In his rookie year, the lean 6-foot-7 swingman averaged 8.6 points and started 65 times for Toronto. Now he has stepped into the void left by Chris Bosh's departure and ranks among the NBA's most improved performers. Heading into their clash with Philadelphia on Wednesday, he was the only Raptors player to have started all 45 games, logging at least 40 minutes in seven of them. His 15.5 scoring average leads the team and ranks fifth among the NBA's second-year players. He had 25 points and nine rebounds against Memphis Monday,
Frank, Diane and a couple of DeRozan's half-siblings will be in the stands on All-Star Saturday when DeMar tries to improve on his second-place finish from last year. In Dallas, DeRozan survived the short-lived dunk-in preliminary round, beating the Clippers' Eric Gordon in a decision made by fans via online voting and texts. But he lost out to three-time champion Nate Robinson for the 2010 crown.
"The whole section that I was sitting in," Frank said, "they didn't know who I was, but I could hear the people saying, 'Vote for DeRozan. Vote for DeRozan!' I thought, any time you have someone like Bill Russell come over to you and say, 'Don't worry about that, young man,' you feel like you won."
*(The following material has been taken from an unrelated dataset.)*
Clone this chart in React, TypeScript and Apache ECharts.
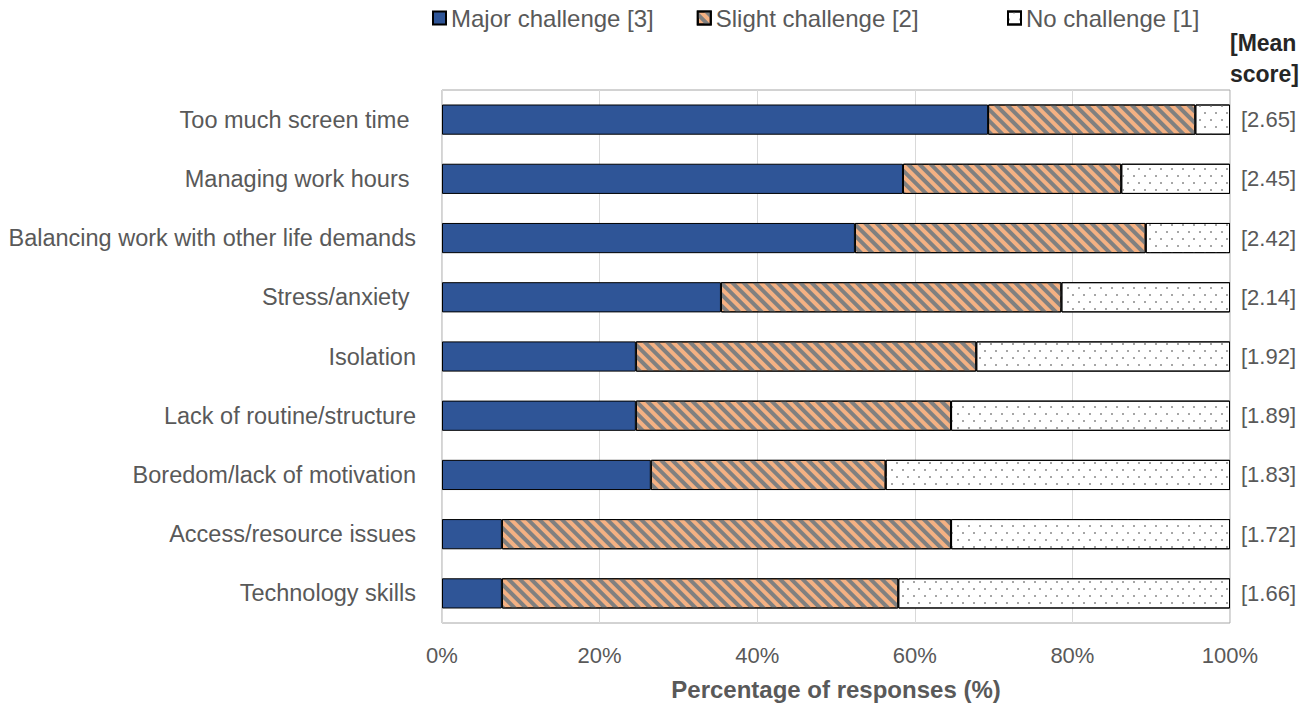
import React, { useEffect, useRef } from "react";
import * as echarts from "echarts";

const categories = [
  "Too much screen time ",
  "Managing work hours ",
  "Balancing work with other life demands",
  "Stress/anxiety ",
  "Isolation",
  "Lack of routine/structure",
  "Boredom/lack of motivation",
  "Access/resource issues",
  "Technology skills",
];
const majorChallenge = [69.3, 58.5, 52.4, 35.4, 24.6, 24.6, 26.5, 7.6, 7.6];
const slightChallenge = [26.3, 27.7, 36.9, 43.2, 43.2, 40.0, 29.8, 57.0, 50.3];
const noChallenge = [4.4, 13.8, 10.7, 21.4, 32.2, 35.4, 43.7, 35.4, 42.1];
const meanScores = ["[2.65]", "[2.45]", "[2.42]", "[2.14]", "[1.92]", "[1.89]", "[1.83]", "[1.72]", "[1.66]"];
const seriesNames = ["Major challenge [3]", "Slight challenge [2]", "No challenge [1]"];

const FONT = "'Liberation Sans', Arial, sans-serif";
const TXT = "#595959";

export default function App() {
  const ref = useRef<HTMLDivElement>(null);
  useEffect(() => {
    const chart = echarts.init(ref.current!, null, { renderer: "svg" });
    const common = {
      type: "bar",
      stack: "total",
      barWidth: "51%",
    };
    const legendBase = {
      top: 1,
      icon: "rect",
      itemWidth: 13,
      itemHeight: 13,
      itemGap: 43,
      textStyle: { fontSize: 24, color: TXT, fontFamily: FONT },
    };
    chart.setOption({
      animation: false,
      textStyle: { fontFamily: FONT, color: TXT },
      legend: [
        { ...legendBase, left: 427, data: [seriesNames[0], seriesNames[1]] },
        { ...legendBase, left: 1002, data: [seriesNames[2]] },
      ],
      grid: {
        left: 442,
        right: 70,
        top: 90,
        bottom: 84,
        show: true,
        borderColor: "#A6A6A6",
        borderWidth: 1,
        outerBoundsMode: "none",
        containLabel: false,
      },
      xAxis: {
        type: "value",
        min: 0,
        max: 100,
        interval: 20,
        axisLine: { show: false },
        axisTick: { show: false },
        splitLine: { lineStyle: { color: "#D9D9D9", width: 1 } },
        axisLabel: { formatter: "{value}%", fontSize: 22, color: TXT, margin: 21 },
        name: "Percentage of responses (%)",
        nameLocation: "middle",
        nameGap: 54,
        nameTextStyle: { fontSize: 24, fontWeight: "bold", color: TXT },
      },
      yAxis: [
        {
          type: "category",
          inverse: true,
          data: categories,
          axisLine: { show: false },
          axisTick: { show: false },
          axisLabel: { fontSize: 23.5, color: TXT, margin: 26 },
        },
        {
          type: "category",
          inverse: true,
          position: "right",
          data: meanScores,
          axisLine: { show: false },
          axisTick: { show: false },
          axisLabel: { fontSize: 22, color: TXT, margin: 11 },
        },
      ],
      graphic: [
        {
          type: "text",
          right: 1,
          top: 27,
          style: {
            text: "[Mean\nscore]",
            font: `bold 23px ${FONT}`,
            fill: "#262626",
            align: "right",
            lineHeight: 31,
          },
        },
      ],
      series: [
        {
          ...common,
          name: seriesNames[0],
          data: majorChallenge,
          itemStyle: { color: "#2F5597", borderColor: "#000", borderWidth: 1 },
        },
        {
          ...common,
          name: seriesNames[1],
          data: slightChallenge,
          itemStyle: {
            color: "#F4B183",
            borderColor: "#000",
            borderWidth: 1,
            decal: {
              symbol: "rect",
              color: "#808080",
              dashArrayX: [1, 0],
              dashArrayY: [3.5, 4],
              rotation: Math.PI / 4,
            },
          },
        },
        {
          ...common,
          name: seriesNames[2],
          data: noChallenge,
          itemStyle: {
            color: "#FFFFFF",
            borderColor: "#000",
            borderWidth: 1,
            decal: {
              symbol: "rect",
              symbolSize: 1,
              color: "#A6A6A6",
              dashArrayX: [
                [1.5, 8.5],
                [0, 5, 1.5, 3.5],
              ],
              dashArrayY: [1.5, 5],
            },
          },
        },
      ],
    });
    return () => chart.dispose();
  }, []);
  return (
    <div
      ref={ref}
      style={{ position: "fixed", left: 0, top: 0, width: 1300, height: 707, background: "#fff" }}
    />
  );
}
Said DeMar: "It was definitely overwhelming. Something new. It was definitely fun. I think it had a little bit of every emotion. ... The week prior, I was still a little injured -- I had missed about five games before All-Star Weekend and came back just in time to still do it. I really didn't feel comfortable trying the dunks that I wanted to do. Hopefully I'll be healthy this year and get to do things I didn't last year."